Exercise instructions
Leave out every picture, and retype exactly the lines from the line with "Write a Python" through the line with "from matplotlib.patches import Rectangle", both ends included.
** Start of Provided information **
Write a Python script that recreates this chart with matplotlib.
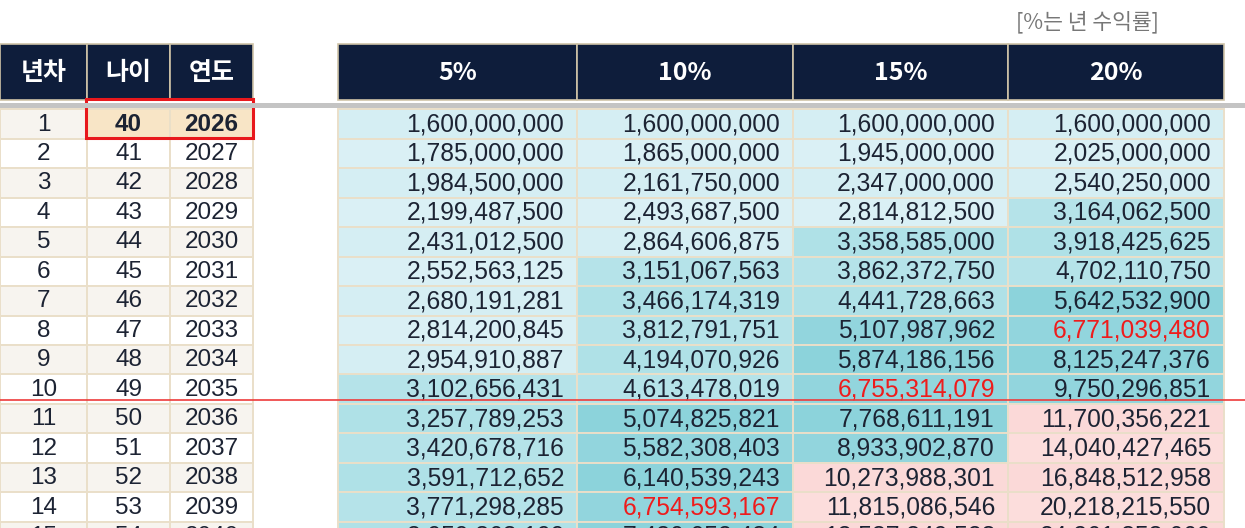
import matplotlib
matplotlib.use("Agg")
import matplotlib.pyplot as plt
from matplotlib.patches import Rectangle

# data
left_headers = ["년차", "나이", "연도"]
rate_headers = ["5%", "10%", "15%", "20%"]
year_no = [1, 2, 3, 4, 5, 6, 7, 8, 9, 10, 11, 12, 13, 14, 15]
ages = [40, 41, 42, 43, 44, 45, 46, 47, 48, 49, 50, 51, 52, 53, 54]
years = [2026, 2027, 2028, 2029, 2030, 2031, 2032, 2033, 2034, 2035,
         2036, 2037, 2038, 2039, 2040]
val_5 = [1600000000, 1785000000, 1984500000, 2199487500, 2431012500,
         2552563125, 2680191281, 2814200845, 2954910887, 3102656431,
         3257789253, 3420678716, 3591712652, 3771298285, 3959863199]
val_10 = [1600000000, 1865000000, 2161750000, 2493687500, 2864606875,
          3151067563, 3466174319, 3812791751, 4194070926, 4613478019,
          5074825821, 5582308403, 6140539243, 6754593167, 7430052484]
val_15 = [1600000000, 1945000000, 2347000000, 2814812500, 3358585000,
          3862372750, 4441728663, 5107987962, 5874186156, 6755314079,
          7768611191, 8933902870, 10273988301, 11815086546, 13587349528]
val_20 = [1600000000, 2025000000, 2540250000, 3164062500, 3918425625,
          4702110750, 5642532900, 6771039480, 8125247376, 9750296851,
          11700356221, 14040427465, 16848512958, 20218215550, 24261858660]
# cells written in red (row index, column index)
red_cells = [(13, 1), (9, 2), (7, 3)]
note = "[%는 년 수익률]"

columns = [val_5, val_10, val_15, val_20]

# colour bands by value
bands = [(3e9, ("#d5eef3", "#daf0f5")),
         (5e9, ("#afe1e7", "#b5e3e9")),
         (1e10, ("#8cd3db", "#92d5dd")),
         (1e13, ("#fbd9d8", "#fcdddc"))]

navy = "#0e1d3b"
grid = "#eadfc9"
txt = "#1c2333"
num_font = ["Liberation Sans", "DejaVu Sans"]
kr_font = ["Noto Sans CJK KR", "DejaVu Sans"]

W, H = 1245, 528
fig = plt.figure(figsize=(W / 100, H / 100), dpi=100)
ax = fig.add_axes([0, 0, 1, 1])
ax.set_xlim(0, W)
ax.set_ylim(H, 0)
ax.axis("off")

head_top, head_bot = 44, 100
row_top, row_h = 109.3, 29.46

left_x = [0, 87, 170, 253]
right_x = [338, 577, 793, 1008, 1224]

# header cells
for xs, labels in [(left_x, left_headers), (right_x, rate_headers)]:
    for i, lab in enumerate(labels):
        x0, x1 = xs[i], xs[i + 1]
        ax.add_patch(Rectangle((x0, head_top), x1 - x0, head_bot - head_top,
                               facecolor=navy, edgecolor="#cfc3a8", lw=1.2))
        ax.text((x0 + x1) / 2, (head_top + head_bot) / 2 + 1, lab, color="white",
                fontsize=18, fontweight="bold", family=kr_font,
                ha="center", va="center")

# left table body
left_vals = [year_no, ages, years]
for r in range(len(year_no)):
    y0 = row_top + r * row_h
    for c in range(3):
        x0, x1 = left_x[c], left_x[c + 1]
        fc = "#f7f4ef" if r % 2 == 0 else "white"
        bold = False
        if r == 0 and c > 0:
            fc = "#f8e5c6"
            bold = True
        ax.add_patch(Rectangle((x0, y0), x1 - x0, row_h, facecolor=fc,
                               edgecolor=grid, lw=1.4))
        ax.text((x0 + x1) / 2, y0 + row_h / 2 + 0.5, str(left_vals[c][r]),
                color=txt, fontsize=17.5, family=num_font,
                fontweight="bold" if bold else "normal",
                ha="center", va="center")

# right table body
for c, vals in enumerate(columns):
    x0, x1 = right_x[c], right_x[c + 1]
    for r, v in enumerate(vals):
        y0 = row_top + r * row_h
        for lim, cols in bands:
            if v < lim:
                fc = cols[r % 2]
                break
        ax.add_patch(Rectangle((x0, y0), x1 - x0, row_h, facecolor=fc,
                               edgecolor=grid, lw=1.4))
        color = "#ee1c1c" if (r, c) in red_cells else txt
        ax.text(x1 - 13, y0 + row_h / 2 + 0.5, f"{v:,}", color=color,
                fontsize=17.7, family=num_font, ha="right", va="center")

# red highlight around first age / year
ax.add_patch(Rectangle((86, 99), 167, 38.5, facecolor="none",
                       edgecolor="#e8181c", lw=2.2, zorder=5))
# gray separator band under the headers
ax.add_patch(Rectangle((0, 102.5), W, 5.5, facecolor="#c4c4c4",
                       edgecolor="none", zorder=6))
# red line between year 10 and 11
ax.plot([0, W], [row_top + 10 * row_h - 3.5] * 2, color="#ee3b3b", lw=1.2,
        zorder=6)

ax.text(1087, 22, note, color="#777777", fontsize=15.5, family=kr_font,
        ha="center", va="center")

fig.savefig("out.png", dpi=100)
** End of Provided information **
** Start of Provided information **
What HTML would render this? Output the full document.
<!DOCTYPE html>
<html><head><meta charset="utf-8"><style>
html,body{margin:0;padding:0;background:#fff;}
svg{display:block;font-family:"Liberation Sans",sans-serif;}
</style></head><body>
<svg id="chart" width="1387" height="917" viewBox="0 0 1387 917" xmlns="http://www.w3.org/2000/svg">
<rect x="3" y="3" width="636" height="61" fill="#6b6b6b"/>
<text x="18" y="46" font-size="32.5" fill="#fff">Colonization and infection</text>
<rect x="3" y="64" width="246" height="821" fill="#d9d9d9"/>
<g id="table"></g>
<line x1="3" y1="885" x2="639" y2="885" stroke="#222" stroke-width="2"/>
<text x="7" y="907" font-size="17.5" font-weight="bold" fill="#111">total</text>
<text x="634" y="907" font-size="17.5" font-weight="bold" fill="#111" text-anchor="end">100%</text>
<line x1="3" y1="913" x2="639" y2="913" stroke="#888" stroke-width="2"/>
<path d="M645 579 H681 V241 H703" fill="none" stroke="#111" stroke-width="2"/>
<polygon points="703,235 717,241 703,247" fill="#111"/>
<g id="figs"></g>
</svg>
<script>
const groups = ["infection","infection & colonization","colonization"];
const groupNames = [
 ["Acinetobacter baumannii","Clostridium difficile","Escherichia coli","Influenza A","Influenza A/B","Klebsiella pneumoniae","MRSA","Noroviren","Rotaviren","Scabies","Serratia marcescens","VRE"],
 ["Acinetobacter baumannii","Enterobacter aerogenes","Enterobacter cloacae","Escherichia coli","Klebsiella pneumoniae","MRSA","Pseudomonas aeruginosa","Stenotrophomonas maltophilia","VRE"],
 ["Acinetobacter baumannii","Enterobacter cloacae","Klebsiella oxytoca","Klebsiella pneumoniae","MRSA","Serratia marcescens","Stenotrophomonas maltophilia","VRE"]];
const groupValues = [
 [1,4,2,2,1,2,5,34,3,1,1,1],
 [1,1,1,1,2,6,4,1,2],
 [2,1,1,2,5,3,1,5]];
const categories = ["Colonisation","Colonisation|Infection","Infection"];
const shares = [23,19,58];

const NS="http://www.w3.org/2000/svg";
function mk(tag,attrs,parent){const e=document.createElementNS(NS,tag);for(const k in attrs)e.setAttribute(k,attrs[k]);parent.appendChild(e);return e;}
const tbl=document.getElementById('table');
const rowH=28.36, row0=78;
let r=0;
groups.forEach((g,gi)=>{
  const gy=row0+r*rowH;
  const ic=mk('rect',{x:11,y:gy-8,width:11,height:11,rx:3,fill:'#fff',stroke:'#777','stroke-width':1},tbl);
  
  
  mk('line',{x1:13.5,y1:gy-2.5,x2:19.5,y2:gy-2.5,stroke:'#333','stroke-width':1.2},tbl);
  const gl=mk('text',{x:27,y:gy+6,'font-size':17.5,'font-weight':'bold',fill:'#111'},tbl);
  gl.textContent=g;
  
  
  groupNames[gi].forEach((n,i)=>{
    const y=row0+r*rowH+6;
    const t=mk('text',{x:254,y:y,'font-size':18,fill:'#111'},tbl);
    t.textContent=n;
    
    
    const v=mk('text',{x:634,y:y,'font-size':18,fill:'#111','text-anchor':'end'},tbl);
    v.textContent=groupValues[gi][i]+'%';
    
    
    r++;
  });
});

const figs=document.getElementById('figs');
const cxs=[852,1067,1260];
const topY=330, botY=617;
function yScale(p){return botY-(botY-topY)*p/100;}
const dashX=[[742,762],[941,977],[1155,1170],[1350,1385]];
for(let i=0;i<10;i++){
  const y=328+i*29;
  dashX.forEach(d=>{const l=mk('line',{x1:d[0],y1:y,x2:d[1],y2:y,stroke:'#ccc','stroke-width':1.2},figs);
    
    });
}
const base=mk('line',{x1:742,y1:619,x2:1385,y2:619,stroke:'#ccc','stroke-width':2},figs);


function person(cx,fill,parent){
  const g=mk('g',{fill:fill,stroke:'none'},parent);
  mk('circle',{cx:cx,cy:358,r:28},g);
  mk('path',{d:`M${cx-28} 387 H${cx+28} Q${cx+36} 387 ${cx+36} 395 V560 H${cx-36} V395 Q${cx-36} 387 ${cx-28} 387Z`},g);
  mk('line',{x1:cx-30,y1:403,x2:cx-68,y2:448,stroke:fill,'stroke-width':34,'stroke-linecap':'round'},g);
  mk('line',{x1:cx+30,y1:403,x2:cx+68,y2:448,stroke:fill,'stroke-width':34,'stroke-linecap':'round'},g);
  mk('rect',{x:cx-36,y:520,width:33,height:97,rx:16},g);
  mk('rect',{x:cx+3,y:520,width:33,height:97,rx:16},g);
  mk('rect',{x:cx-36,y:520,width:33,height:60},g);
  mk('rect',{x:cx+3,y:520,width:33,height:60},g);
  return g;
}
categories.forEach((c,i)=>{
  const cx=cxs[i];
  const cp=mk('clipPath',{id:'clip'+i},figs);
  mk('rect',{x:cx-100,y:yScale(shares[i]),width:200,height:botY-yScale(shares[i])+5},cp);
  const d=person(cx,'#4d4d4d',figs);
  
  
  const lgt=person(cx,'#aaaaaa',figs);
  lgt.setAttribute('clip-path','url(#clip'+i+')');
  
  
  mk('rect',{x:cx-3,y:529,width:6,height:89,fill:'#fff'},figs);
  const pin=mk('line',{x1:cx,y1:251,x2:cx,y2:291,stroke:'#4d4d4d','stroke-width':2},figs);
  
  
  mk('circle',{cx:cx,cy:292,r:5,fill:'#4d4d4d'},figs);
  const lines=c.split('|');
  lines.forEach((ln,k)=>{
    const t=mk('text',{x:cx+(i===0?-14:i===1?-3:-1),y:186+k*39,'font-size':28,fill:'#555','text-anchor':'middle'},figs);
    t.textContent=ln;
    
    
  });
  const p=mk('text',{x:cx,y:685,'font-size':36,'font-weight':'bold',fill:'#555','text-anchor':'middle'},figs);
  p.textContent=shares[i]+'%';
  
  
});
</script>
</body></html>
** End of Provided information **
Answer for this exercise
Write a Python script that recreates this chart with matplotlib.
import matplotlib
matplotlib.use("Agg")
import matplotlib.pyplot as plt
from matplotlib.patches import Rectangle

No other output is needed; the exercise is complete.